State of play: The measure appears on track to pass, with Garcia and Reps. Jared Moskowitz (D-Fla.) and Ritchie Torres (D-N.Y.) — who voted to block it on Tuesday — telling Axios they plan to vote for final passage.
- Zinke and several pro-Israel Democrats who voted to kill the measure said they are undecided or declined to weigh in on their plans for Wednesday. "I'm going to spend a lot of time agonizing [over it]," Rep. Kathy Manning (D-N.C.) told Axios.
- A House Democrat told Axios that several additional moderate Democrats plan to vote to censure Tlaib.
- Reps. Nancy Pelosi (D-Calif.), Frederica Wilson (D-Fla.), Earl Blumenauer (D-Ore.) and Bill Keating (D-Mass.), who were absent Tuesday, will be at the vote on Wednesday, their offices said — but so will Reps. Jim Banks (R-Ind.) and Daniel Webster (R-Fla.).

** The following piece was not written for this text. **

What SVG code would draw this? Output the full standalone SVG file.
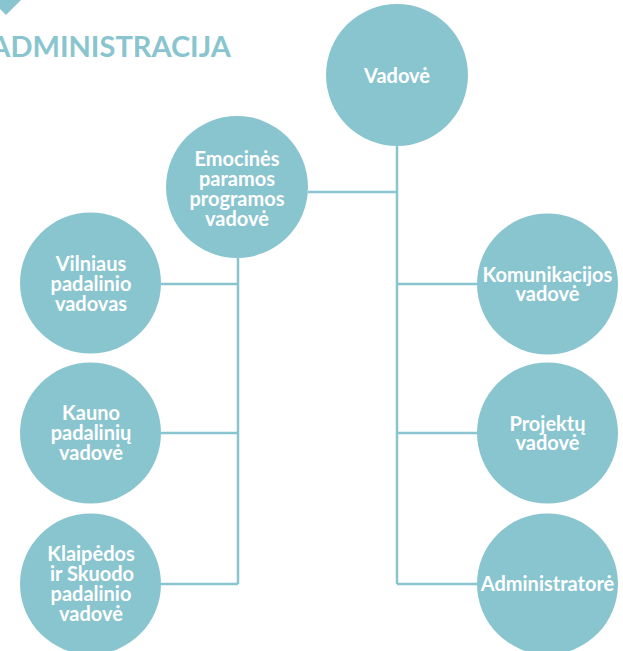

The intrigue: Several Republicans who voted to table the resolution expressed frustration at spending time on punishing lawmakers for controversial statements rather than focusing on issues like the looming government funding deadline.
- "We need to be doing our work ... We don't need House censure for idiotic statements," Duarte told Axios. "It's a waste of time."
- Garcia noted that Congress has "got appropriations bills, we've got to avoid a government shutdown, we're trying to actually get funding to Israel."
- "We have a lot of very important things to do here and we've already had this discussion," he said.